Provided information →

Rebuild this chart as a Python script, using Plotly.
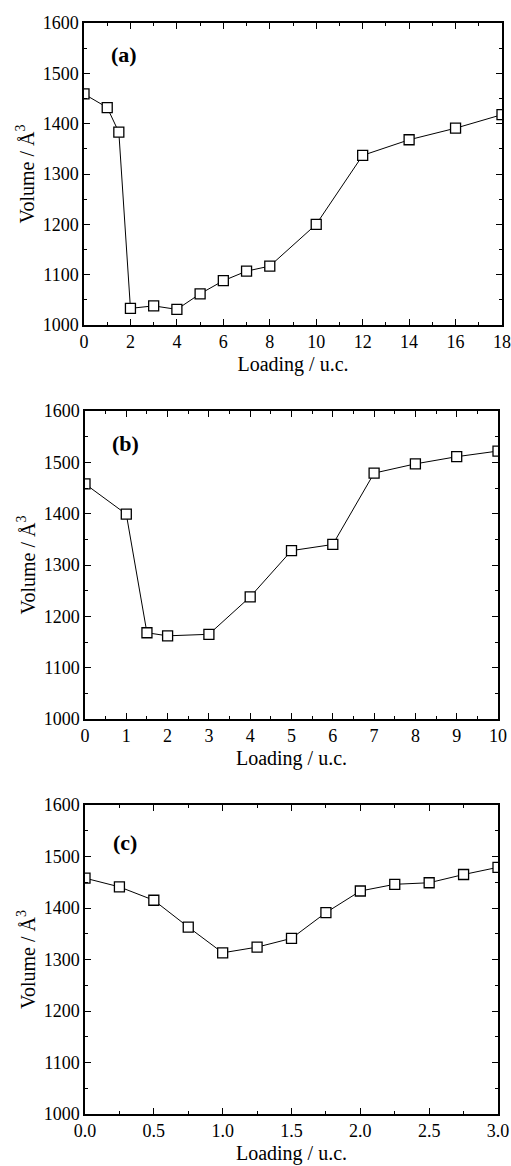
import plotly.graph_objects as go

# Panel (a)
xa = [0, 1, 1.5, 2, 3, 4, 5, 6, 7, 8, 10, 12, 14, 16, 18]
ya = [1459, 1432, 1383, 1033, 1038, 1031, 1062, 1088, 1107, 1117, 1200, 1337, 1368, 1391, 1418]
# Panel (b)
xb = [0, 1, 1.5, 2, 3, 4, 5, 6, 7, 8, 9, 10]
yb = [1458, 1399, 1168, 1162, 1165, 1238, 1328, 1340, 1479, 1497, 1511, 1522]
# Panel (c)
xc = [0, 0.25, 0.5, 0.75, 1.0, 1.25, 1.5, 1.75, 2.0, 2.25, 2.5, 2.75, 3.0]
yc = [1458, 1441, 1415, 1363, 1313, 1324, 1341, 1391, 1433, 1446, 1449, 1465, 1479]

labels = ["(a)", "(b)", "(c)"]
x_title = "Loading / u.c."
y_title = "Volume / Å<sup>3</sup>"

W, H = 511, 1166
FONT = "Liberation Serif"

panels = [
    dict(x=xa, y=ya, xr=[0, 18], dt=2, mdt=1, fmt="d", xd=[84, 502], yd=[23, 325], lab=(0.096, 0.897)),
    dict(x=xb, y=yb, xr=[0, 10], dt=1, mdt=0.5, fmt="d", xd=[85, 498], yd=[411, 719], lab=(0.098, 0.893)),
    dict(x=xc, y=yc, xr=[0, 3], dt=0.5, mdt=0.25, fmt=".1f", xd=[85, 498], yd=[805, 1114], lab=(0.098, 0.880)),
]

fig = go.Figure()
layout = dict(
    template="none",
    width=W, height=H,
    margin=dict(l=0, r=0, t=0, b=0, pad=0),
    paper_bgcolor="white", plot_bgcolor="white",
    showlegend=False,
    font=dict(family=FONT, color="black", size=18),
    annotations=[],
)

for i, p in enumerate(panels):
    n = "" if i == 0 else str(i + 1)
    fig.add_trace(go.Scatter(
        x=p["x"], y=p["y"], mode="lines+markers",
        line=dict(color="black", width=1),
        marker=dict(symbol="square", size=10, color="white",
                    line=dict(color="black", width=1.3)),
        xaxis="x" + n, yaxis="y" + n, cliponaxis=True,
    ))
    common = dict(
        showgrid=False, zeroline=False, showline=True, linecolor="black",
        linewidth=1.5, mirror="ticks", ticks="inside", ticklen=6, tickwidth=1.2,
        tickcolor="black", tickfont=dict(family=FONT, size=18, color="black"),
        automargin=False,
    )
    layout["xaxis" + n] = dict(
        common, range=p["xr"], dtick=p["dt"], tick0=0, tickformat=p["fmt"],
        domain=[p["xd"][0] / W, p["xd"][1] / W], anchor="y" + n,
        minor=dict(dtick=p["mdt"], ticks="inside", ticklen=3, tickwidth=1, tickcolor="black"),
        title=dict(text=x_title, font=dict(family=FONT, size=20, color="black"), standoff=6),
    )
    layout["yaxis" + n] = dict(
        common, range=[1000, 1600], dtick=100, tick0=1000,
        domain=[1 - p["yd"][1] / H, 1 - p["yd"][0] / H], anchor="x" + n,
        minor=dict(dtick=50, ticks="inside", ticklen=3, tickwidth=1, tickcolor="black"),
        title=dict(text=y_title, font=dict(family=FONT, size=20, color="black"), standoff=3),
    )
    layout["annotations"].append(dict(
        text="<b>" + labels[i] + "</b>", xref="x" + n + " domain", yref="y" + n + " domain",
        x=p["lab"][0], y=p["lab"][1], xanchor="center", yanchor="middle",
        showarrow=False, font=dict(family=FONT, size=22, color="black"),
    ))

fig.update_layout(**layout)
fig.write_html("out.html")
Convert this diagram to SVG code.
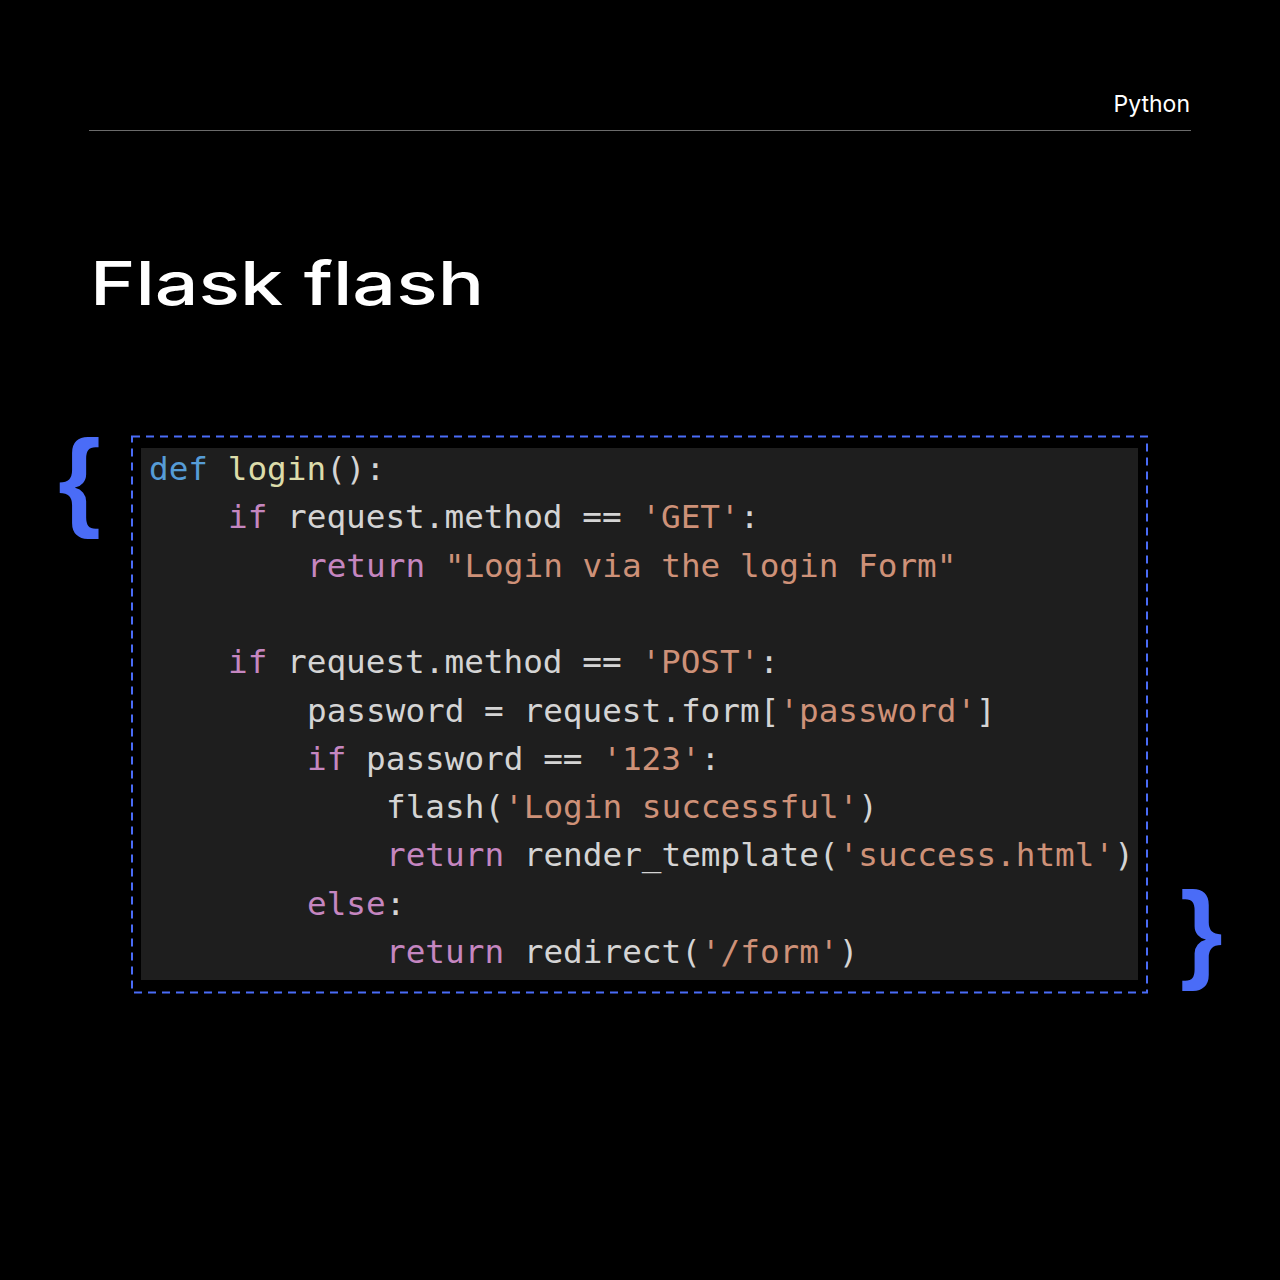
<svg xmlns="http://www.w3.org/2000/svg" width="1280" height="1280" viewBox="0 0 1280 1280">
<style>
.code{font-family:"DejaVu Sans Mono","Liberation Mono",monospace;font-size:32.7px;fill:#d4d4d4}
.kw{fill:#c586c0}.df{fill:#569cd6}.fn{fill:#dcdcaa}.st{fill:#ce9178}
.brace{font-family:"Liberation Sans",Arial,sans-serif;font-size:110px;font-weight:bold;fill:#4a6cf7}
</style>
<rect width="1280" height="1280" fill="#000"/>
<g id="header">
<text x="1190" y="112" text-anchor="end" font-family="Inter,'Liberation Sans',sans-serif" font-size="23" fill="#fff">Python</text>
<line x1="89" y1="130.5" x2="1191" y2="130.5" stroke="#6b6b6b" stroke-width="1"/>
</g>
<g id="title">
<text x="90" y="305" font-family="Inter,'Liberation Sans',Arial,sans-serif" font-weight="500" font-size="60" fill="#fff" textLength="394" lengthAdjust="spacingAndGlyphs">Flask flash</text>
</g>
<g id="code-block">
<rect x="132" y="436.5" width="1015" height="556" fill="none" stroke="#4a6cf7" stroke-width="2" stroke-dasharray="8 6"/>
<rect x="141" y="448" width="997" height="532" fill="#1e1e1e"/>
<text class="code">
<tspan x="149" y="480"><tspan class="df">def</tspan> <tspan class="fn">login</tspan>():</tspan>
<tspan x="228" y="528"><tspan class="kw">if</tspan> request.method == <tspan class="st">'GET'</tspan>:</tspan>
<tspan x="307" y="577"><tspan class="kw">return</tspan> <tspan class="st">"Login via the login Form"</tspan></tspan>
<tspan x="228" y="673"><tspan class="kw">if</tspan> request.method == <tspan class="st">'POST'</tspan>:</tspan>
<tspan x="307" y="722">password = request.form[<tspan class="st">'password'</tspan>]</tspan>
<tspan x="307" y="770"><tspan class="kw">if</tspan> password == <tspan class="st">'123'</tspan>:</tspan>
<tspan x="386" y="818">flash(<tspan class="st">'Login successful'</tspan>)</tspan>
<tspan x="386" y="866"><tspan class="kw">return</tspan> render_template(<tspan class="st">'success.html'</tspan>)</tspan>
<tspan x="307" y="915"><tspan class="kw">else</tspan>:</tspan>
<tspan x="386" y="963"><tspan class="kw">return</tspan> redirect(<tspan class="st">'/form'</tspan>)</tspan>
</text>
</g>
<g id="braces">
<text class="brace" x="58" y="516">{</text>
<text class="brace" x="1180" y="968">}</text>
</g>
</svg>
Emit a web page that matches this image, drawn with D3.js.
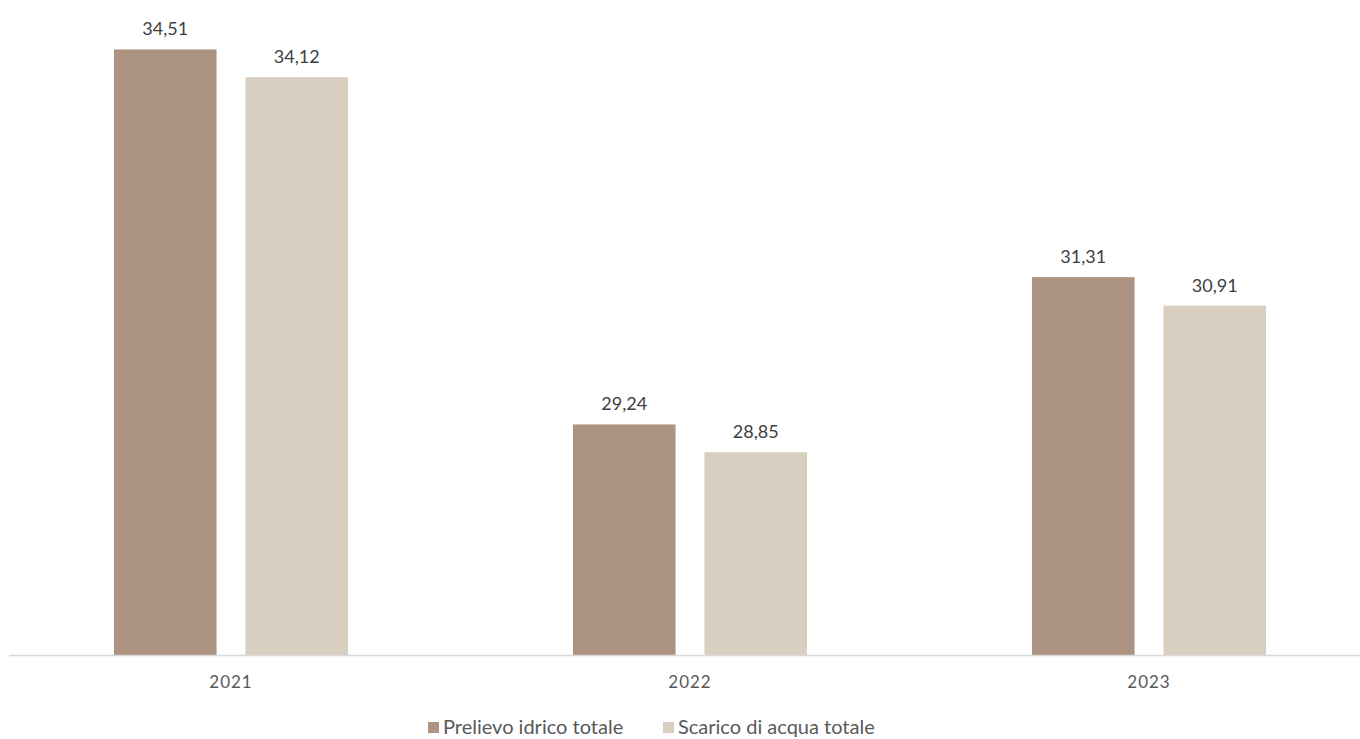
<!DOCTYPE html>
<html>
<head>
<meta charset="utf-8">
<script src="https://cdn.jsdelivr.net/npm/d3@7"></script>
<style>
  html, body { margin: 0; padding: 0; background: #fff; }
  svg { display: block; font-family: Lato, "Open Sans", sans-serif; }
</style>
</head>
<body>
<div id="chart"></div>
<script>
const years = ["2021", "2022", "2023"];
const series = ["Prelievo idrico totale", "Scarico di acqua totale"];
const prelievo = [34.51, 29.24, 31.31];
const scarico = [34.12, 28.85, 30.91];
const colors = ["#ad9381", "#d8cfc0"];

const width = 1360;
const height = 739;
const baseline = 655;

const svg = d3
  .select("#chart")
  .append("svg")
  .attr("width", width)
  .attr("height", height)
  .attr("viewBox", [0, 0, width, height]);

const x0 = d3
  .scaleBand()
  .domain(years)
  .range([1.5, 1378.5])
  .paddingInner(0.49)
  .paddingOuter(0.245);

const x1 = d3
  .scaleBand()
  .domain(series)
  .range([0, x0.bandwidth()])
  .paddingInner(0.22);

const y = d3.scaleLinear().domain([26, 35]).range([baseline, 14.6]);

const rows = years.map((yr, i) => ({
  year: yr,
  values: [prelievo[i], scarico[i]],
}));

const groups = svg
  .selectAll("g.year")
  .data(rows)
  .join("g")
  .attr("class", "year")
  .attr("transform", (d) => `translate(${x0(d.year)},0)`);

groups
  .selectAll("rect")
  .data((d) => d.values.map((v, j) => ({ s: series[j], v, j })))
  .join("rect")
  .attr("x", (d) => x1(d.s))
  .attr("y", (d) => y(d.v))
  .attr("width", x1.bandwidth())
  .attr("height", (d) => baseline - y(d.v))
  .attr("fill", (d) => colors[d.j]);

const fmt = d3.format(".2f");
groups
  .selectAll("text.val")
  .data((d) => d.values.map((v, j) => ({ s: series[j], v })))
  .join("text")
  .attr("class", "val")
  .attr("x", (d) => x1(d.s) + x1.bandwidth() / 2)
  .attr("y", (d) => y(d.v) - 14)
  .attr("text-anchor", "middle")
  .attr("font-size", 18)
  .attr("fill", "#404040")
  .text((d) => fmt(d.v).replace(".", ","));

// x axis
svg
  .append("line")
  .attr("x1", 9)
  .attr("x2", width)
  .attr("y1", baseline + 0.5)
  .attr("y2", baseline + 0.5)
  .attr("stroke", "#d9d9d9")
  .attr("stroke-width", 1.5);

svg
  .selectAll("text.tick")
  .data(years)
  .join("text")
  .attr("class", "tick")
  .attr("x", (d) => x0(d) + x0.bandwidth() / 2)
  .attr("y", 688)
  .attr("text-anchor", "middle")
  .attr("font-size", 17)
  .attr("letter-spacing", 1)
  .attr("fill", "#595959")
  .text((d) => d);

// legend
const legendX = [428, 663];
const legend = svg
  .selectAll("g.legend")
  .data(series)
  .join("g")
  .attr("class", "legend")
  .attr("transform", (d, i) => `translate(${legendX[i]},722)`);

legend
  .append("rect")
  .attr("width", 11)
  .attr("height", 11)
  .attr("fill", (d, i) => colors[i]);

legend
  .append("text")
  .attr("x", 15)
  .attr("y", 12)
  .attr("font-size", 20)
  .attr("fill", "#595959")
  .text((d) => d);
</script>
</body>
</html>
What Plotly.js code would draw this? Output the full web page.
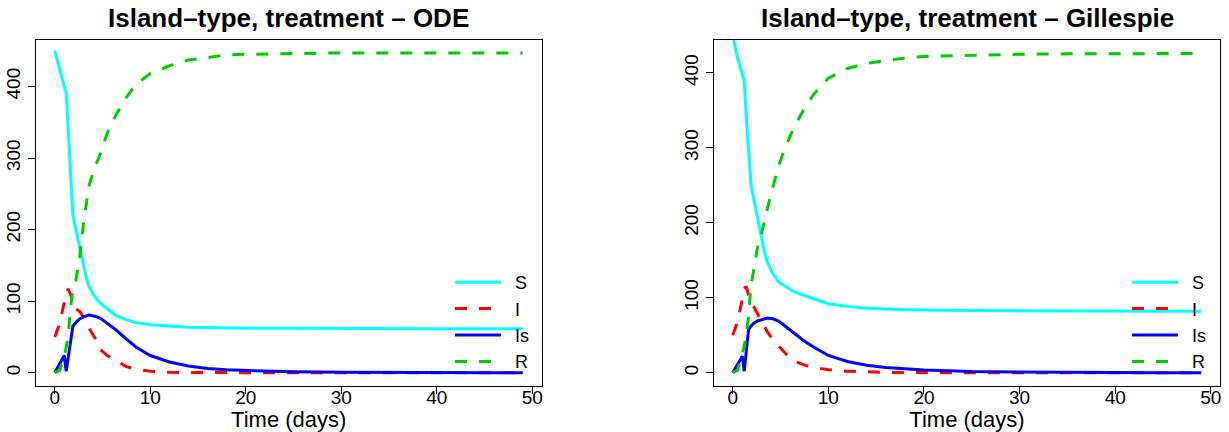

What is asked → Begin with the first line of the records and repeat every line up to the one with "import plotly.graph_objects as go", counting that line too. Pictures are not part of the copy.

Solution for this exercise →
Rebuild this chart as a Python script, using Plotly.
import plotly.graph_objects as go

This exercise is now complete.